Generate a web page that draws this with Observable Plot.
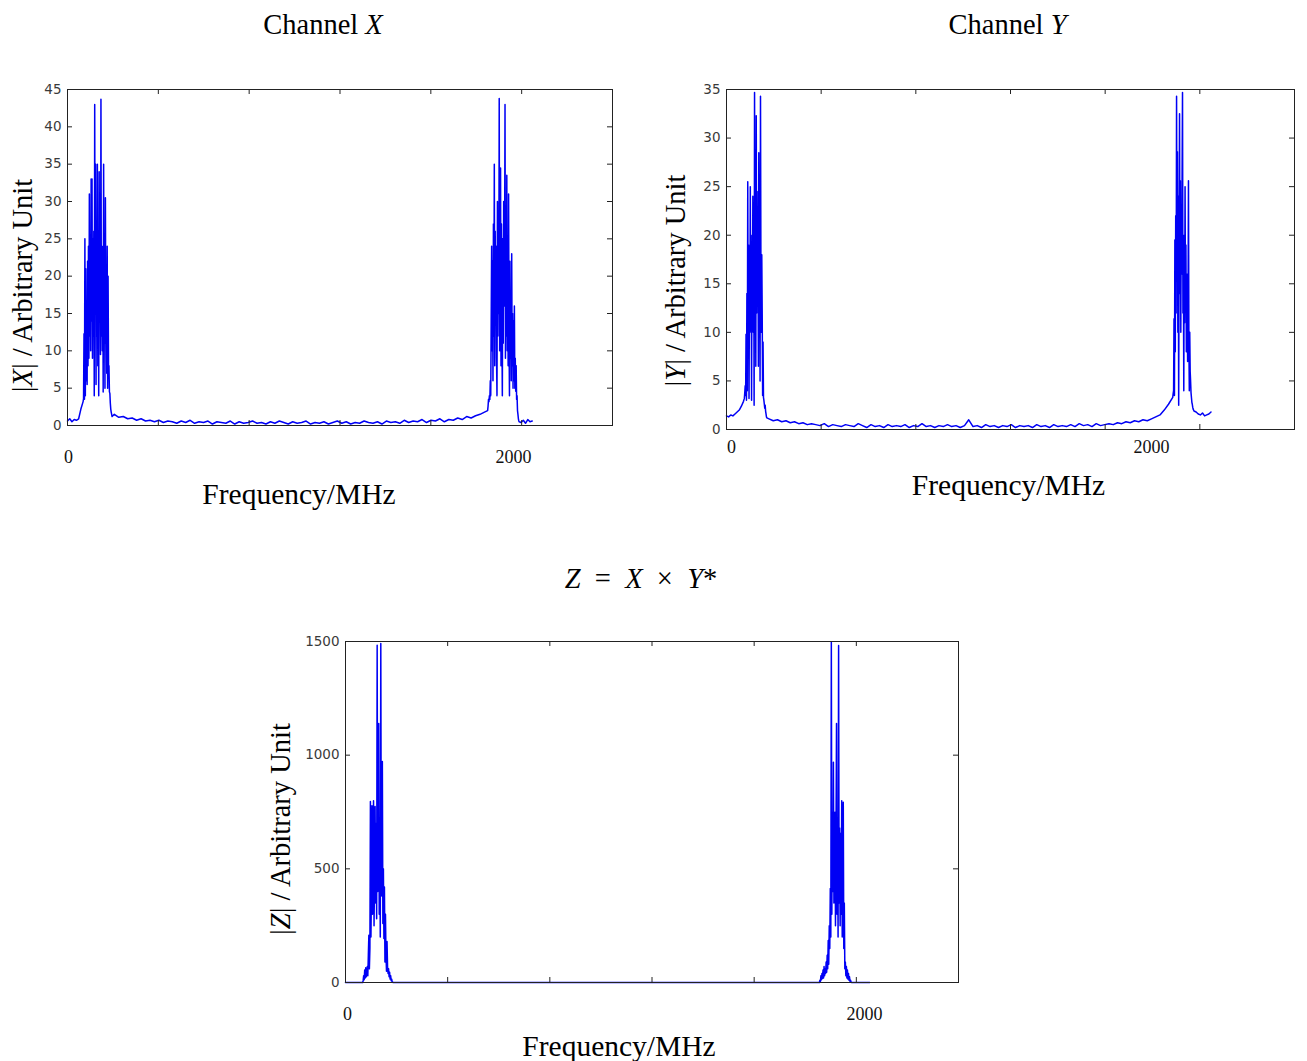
<!DOCTYPE html>
<html><head><meta charset="utf-8">
<script src="https://cdn.jsdelivr.net/npm/d3@7"></script>
<script src="https://cdn.jsdelivr.net/npm/@observablehq/plot@0.6"></script>
<style>
body{margin:0;background:#fff;}
#wrap{position:relative;width:1307px;height:1061px;background:#fff;overflow:hidden;}
#wrap svg{position:absolute;}
</style></head><body><div id="wrap"></div>
<script>
// ---------------- DATA ----------------
// Channel X : |X| spectrum, segments [start MHz, step MHz, values]
const xFloorA = [0.6,0.9,0.5,0.8,0.7,0.9,2.2];                 // 0..60 step 10
const xPeakA  = [3.2,3.6,12.3,3.5,25,4,21,6,15,5.5,
                 22,8,24,9,31,12,22,10,33,14,
                 33,9,25,12,26,4,43,15,35,5.5,
                 27,12,35,8,26,4,34,14,26,9.5,
                 43.7,12,19,10,24,4.5,35,12,20,5,
                 30.5,11,21,7,24,5,20,8,8,4.5,
                 4.3,3,2.2,1.8,1.5,1.2];                          // 70..200 step 2
const xFloorB = [1.5,1.1,1.2,0.9,1.0,0.7,0.9,0.6,0.7,0.5,
                 0.7,0.4,0.6,0.5,0.3,0.6,0.4,0.7,0.3,0.5,
                 0.4,0.6,0.2,0.5,0.4,0.3,0.6,0.2,0.5,0.3,
                 0.4,0.6,0.3,0.4,0.2,0.5,0.3,0.6,0.4,0.2,
                 0.5,0.3,0.4,0.6,0.2,0.4,0.3,0.5,0.2,0.4,
                 0.6,0.3,0.5,0.2,0.4,0.3,0.6,0.4,0.3,0.5,
                 0.2,0.6,0.4,0.5,0.3,0.7,0.4,0.6,0.5,0.8,
                 0.4,0.7,0.6,0.9,0.5,0.8,0.7,1.0,0.8,1.2,
                 1.0,1.3,1.5,1.8];                                 // 210..1870 step 20
const xPeakB  = [2.0,2.6,3.5,3.2,4,3.5,6,4,14,24,
                 10,22,6,27,12,35,8,26,14,24,
                 9,4,30,12,26,15,43.8,10,22,34.5,
                 8,27,13,4,25,11,30,16,22,43,
                 9,26,12,33.5,10,24,8,31,12,4,
                 22,9,18,6,23,8,15,5,14,6,
                 16,5,9,4.6,8,3.5,4,2,1.5,0.9,
                 0.6,0.5];                                         // 1884..2026 step 2
const xTail   = [0.4,0.7,0.3,0.8,0.5,0.6];                        // 2034..2084 step 10

// Channel Y : |Y| spectrum
const yFloorA = [1.4,1.3,1.5,1.4,1.6,1.8,2.0,2.4,2.9];          // 0..80 step 10
const yPeakA  = [3.2,3.8,4.5,3.5,9.8,3.0,14,4,25.5,10,
                 19,3.2,14,10,25,12,20,3,18,12,
                 24,10,20,2.5,34.7,14,24,6.5,32.3,12,
                 24.5,15,22,6.5,28.5,13,20,5,34.3,16.7,
                 10,18,12,3.5,9,3.3,3,2.6,2.2,2.5,
                 1.9,1.6,1.3,1.2];                                 // 84..190 step 2
const yFloorB = [1.1,0.9,1.0,0.8,0.9, 0.7,0.8,0.6,0.7,0.5,
                 0.6,0.5,0.4,0.6,0.3, 0.5,0.4,0.3,0.5,0.4,
                 0.3,0.6,0.4,0.2,0.5, 0.3,0.4,0.2,0.5,0.3,
                 0.4,0.3,0.5,0.2,0.4, 0.3,0.6,0.3,0.4,0.2,
                 0.4,0.3,0.5,0.3,0.4, 0.2,0.4,1.0,0.3,0.4,
                 0.2,0.5,0.3,0.4,0.2, 0.4,0.3,0.5,0.2,0.4,
                 0.3,0.4,0.2,0.5,0.3, 0.4,0.2,0.5,0.3,0.4,
                 0.3,0.5,0.3,0.6,0.4, 0.5,0.3,0.6,0.4,0.5,
                 0.6,0.5,0.7,0.6,0.8, 0.7,0.9,0.8,1.0,0.9,
                 1.1,1.3,1.5,2.0,2.6];                             // 200..2080 step 20
const yPeakB  = [3.3,3.7,4,11.4,3.5,19.5,8,22,12,34.3,
                 16,28.6,10,24,2.5,20,32.5,14,25.6,10,
                 22,16,26,34.7,12,18,4,20,11,25,
                 13,19,8,16,14,7,12,25.6,9,4,
                 10,6,5,3.8,3.3,2.8,2.6,2.3,2.1,2.0,
                 1.9];                                             // 2100..2200 step 2
const yTail   = [1.8,1.6,1.5,1.7,1.4,1.5,1.6,1.8];                // 2210..2280 step 10

// Z = X × Y* : |Z| spectrum
const zFloorA = [0,0.3,0.2,0.4,0.3];                              // 0..64 step 16
const zPeakA  = [0,8,30,12,55,20,65,25,40,70,
                 30,120,208,60,150,796,200,420,778,300,
                 500,800,250,480,774,350,700,280,1484,400,
                 700,1139,300,650,200,1491,380,720,972,260,
                 500,194,420,90,300,120,50,180,70,40,
                 60,25,45,15,30,8,15,3,1,0];                       // 66..184 step 2
const zFloorB = [0.4,0.3,0.2,0.3,0.2,0.3,0.2,0.2,0.3,0.2,0.2,0.3,0.2,0.3,0.3,0.4,0.5]; // 200..1800 step 100
const zPeakB  = [0,10,5,30,12,40,18,55,20,70,
                 30,60,40,90,45,120,60,185,80,250,
                 150,413,200,1497,300,749,400,969,350,700,
                 749,250,650,1139,300,700,200,1482,350,680,
                 250,655,300,800,200,600,793,150,350,60,
                 90,30,70,20,55,15,40,10,25,5,
                 10,2,0];                                          // 1826..1950 step 2
const zTail   = [0.4,0.3,0.4,0.2];                                // 1960..2020 step 20

// tick labels
const xTickLabels = [0, 2000];
const yTicksX = [0,5,10,15,20,25,30,35,40,45];
const yTicksY = [0,5,10,15,20,25,30,35];
const yTicksZ = [0,500,1000,1500];

const titles = ["Channel X", "Channel Y", "Z\u2002=\u2002X\u2002×\u2002Y*"];
const yLabels = ["|X| / Arbitrary Unit", "|Y| / Arbitrary Unit", "|Z| / Arbitrary Unit"];
const xLabel = "Frequency/MHz";

// ---------------- BUILD ----------------
function seg(start, step, vals){ return vals.map((v,i)=>({f:start+i*step, v})); }

const dataX = [...seg(0,10,xFloorA), ...seg(70,2,xPeakA), ...seg(210,20,xFloorB), ...seg(1884,2,xPeakB), ...seg(2034,10,xTail)];
const dataY = [...seg(0,10,yFloorA), ...seg(84,2,yPeakA), ...seg(200,20,yFloorB), ...seg(2100,2,yPeakB), ...seg(2210,10,yTail)];
const dataZ = [...seg(0,16,zFloorA), ...seg(66,2,zPeakA), ...seg(200,100,zFloorB), ...seg(1826,2,zPeakB), ...seg(1960,20,zTail)];

const SERIF = "'Liberation Serif','Times New Roman',serif";
const SANS = "'DejaVu Sans','Liberation Sans',Arial,sans-serif";
const BLUE = "#0000f5";
const INK = "#222";

function italicize(svg){
  svg.querySelectorAll("text").forEach(t => {
    const s = t.textContent;
    if (!/Channel|Arbitrary|=/.test(s)) return;
    t.textContent = "";
    for (const ch of s) {
      const ts = document.createElementNS("http://www.w3.org/2000/svg","tspan");
      ts.textContent = ch;
      if (/[XYZ]/.test(ch)) ts.setAttribute("font-style","italic");
      t.appendChild(ts);
    }
  });
}

function panel(c){
  const pw = c.width - c.ml - c.mr, ph = c.height - c.mt - c.mb;
  const tY = c.yMax*5/ph;           // tick length along y (data units)
  const tX = c.xMax*5/pw;           // tick length along x (data units)
  const xt = [1,2,3,4,5].map(i => c.xMax*i/6);
  const xlStyle = {frameAnchor: "bottom", dy: c.xlDy, text: d => String(d), textAnchor: "middle", lineAnchor: "middle", fontSize: 18, fill: "#111", fontFamily: SERIF};
  const svg = Plot.plot({
    width: c.width, height: c.height,
    marginLeft: c.ml, marginRight: c.mr, marginTop: c.mt, marginBottom: c.mb,
    x: {domain: [0, c.xMax], axis: null},
    y: {domain: [0, c.yMax], axis: null},
    style: {background: "transparent", fontFamily: SANS, overflow: "visible"},
    marks: [
      Plot.line(c.data, {x: "f", y: "v", stroke: BLUE, strokeWidth: 1.5}),
      Plot.ruleX(xt, {x: d => d, y1: 0, y2: tY, stroke: INK}),
      Plot.ruleX(xt, {x: d => d, y1: c.yMax - tY, y2: c.yMax, stroke: INK}),
      Plot.ruleY(c.yTicks, {y: d => d, x1: 0, x2: tX, stroke: INK}),
      Plot.ruleY(c.yTicks, {y: d => d, x1: c.xMax - tX, x2: c.xMax, stroke: INK}),
      Plot.frame({stroke: INK}),
      Plot.text(c.yTicks, {x: 0, y: d => d, text: d => String(d), dx: -6, textAnchor: "end", lineAnchor: "middle", fontSize: 13.5, fill: "#3a3a3a", fontFamily: SANS}),
      Plot.text([xTickLabels[0]], {x: d => d, ...xlStyle, dx: c.x0Dx}),
      Plot.text([xTickLabels[1]], {x: d => d, ...xlStyle}),
      Plot.text([c.title], {frameAnchor: "top", text: d => d, dx: c.tDx, dy: c.tDy, textAnchor: "middle", lineAnchor: "middle", fontSize: 28.5, fill: "#000", fontFamily: SERIF}),
      Plot.text([xLabel], {frameAnchor: "bottom", text: d => d, dx: c.fDx, dy: c.fDy, textAnchor: "middle", lineAnchor: "middle", fontSize: 29.5, fill: "#000", fontFamily: SERIF}),
      Plot.text([c.yLabel], {frameAnchor: "left", text: d => d, rotate: -90, dx: c.lDx, dy: c.lDy, textAnchor: "middle", lineAnchor: "middle", fontSize: 28.5, fill: "#000", fontFamily: SERIF})
    ]
  });
  italicize(svg);
  svg.style.left = c.left + "px";
  svg.style.top = c.top + "px";
  document.getElementById("wrap").appendChild(svg);
}

panel({left: 0, top: 0, width: 640, height: 520, ml: 67, mr: 28, mt: 89, mb: 95,
       xMax: 2444, yMax: 45, data: dataX, yTicks: yTicksX, xlDy: 32, x0Dx: 1,
       title: titles[0], tDx: -17, tDy: -65, fDx: -41, fDy: 69, yLabel: yLabels[0], lDx: -45, lDy: 28});
panel({left: 650, top: 0, width: 657, height: 520, ml: 76, mr: 13, mt: 89, mb: 91,
       xMax: 2673, yMax: 35, data: dataY, yTicks: yTicksY, xlDy: 18, x0Dx: 5,
       title: titles[1], tDx: -3, tDy: -65, fDx: -2, fDy: 56, yLabel: yLabels[1], lDx: -51, lDy: 21});
panel({left: 0, top: 530, width: 1307, height: 531, ml: 345, mr: 349, mt: 111, mb: 79,
       xMax: 2362, yMax: 1500, data: dataZ, yTicks: yTicksZ, xlDy: 32, x0Dx: 2,
       title: titles[2], tDx: -11, tDy: -63, fDx: -33, fDy: 64, yLabel: yLabels[2], lDx: -65, lDy: 17});
</script></body></html>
•••
**Task brief**. Repeat, word for word and with no pictures, only the lines running from the beginning of the data to the line that contains "2034..2084 step 10".

**Exercise result**.
Generate a web page that draws this with Observable Plot.
<!DOCTYPE html>
<html><head><meta charset="utf-8">
<script src="https://cdn.jsdelivr.net/npm/d3@7"></script>
<script src="https://cdn.jsdelivr.net/npm/@observablehq/plot@0.6"></script>
<style>
body{margin:0;background:#fff;}
#wrap{position:relative;width:1307px;height:1061px;background:#fff;overflow:hidden;}
#wrap svg{position:absolute;}
</style></head><body><div id="wrap"></div>
<script>
// ---------------- DATA ----------------
// Channel X : |X| spectrum, segments [start MHz, step MHz, values]
const xFloorA = [0.6,0.9,0.5,0.8,0.7,0.9,2.2];                 // 0..60 step 10
const xPeakA  = [3.2,3.6,12.3,3.5,25,4,21,6,15,5.5,
                 22,8,24,9,31,12,22,10,33,14,
                 33,9,25,12,26,4,43,15,35,5.5,
                 27,12,35,8,26,4,34,14,26,9.5,
                 43.7,12,19,10,24,4.5,35,12,20,5,
                 30.5,11,21,7,24,5,20,8,8,4.5,
                 4.3,3,2.2,1.8,1.5,1.2];                          // 70..200 step 2
const xFloorB = [1.5,1.1,1.2,0.9,1.0,0.7,0.9,0.6,0.7,0.5,
                 0.7,0.4,0.6,0.5,0.3,0.6,0.4,0.7,0.3,0.5,
                 0.4,0.6,0.2,0.5,0.4,0.3,0.6,0.2,0.5,0.3,
                 0.4,0.6,0.3,0.4,0.2,0.5,0.3,0.6,0.4,0.2,
                 0.5,0.3,0.4,0.6,0.2,0.4,0.3,0.5,0.2,0.4,
                 0.6,0.3,0.5,0.2,0.4,0.3,0.6,0.4,0.3,0.5,
                 0.2,0.6,0.4,0.5,0.3,0.7,0.4,0.6,0.5,0.8,
                 0.4,0.7,0.6,0.9,0.5,0.8,0.7,1.0,0.8,1.2,
                 1.0,1.3,1.5,1.8];                                 // 210..1870 step 20
const xPeakB  = [2.0,2.6,3.5,3.2,4,3.5,6,4,14,24,
                 10,22,6,27,12,35,8,26,14,24,
                 9,4,30,12,26,15,43.8,10,22,34.5,
                 8,27,13,4,25,11,30,16,22,43,
                 9,26,12,33.5,10,24,8,31,12,4,
                 22,9,18,6,23,8,15,5,14,6,
                 16,5,9,4.6,8,3.5,4,2,1.5,0.9,
                 0.6,0.5];                                         // 1884..2026 step 2
const xTail   = [0.4,0.7,0.3,0.8,0.5,0.6];                        // 2034..2084 step 10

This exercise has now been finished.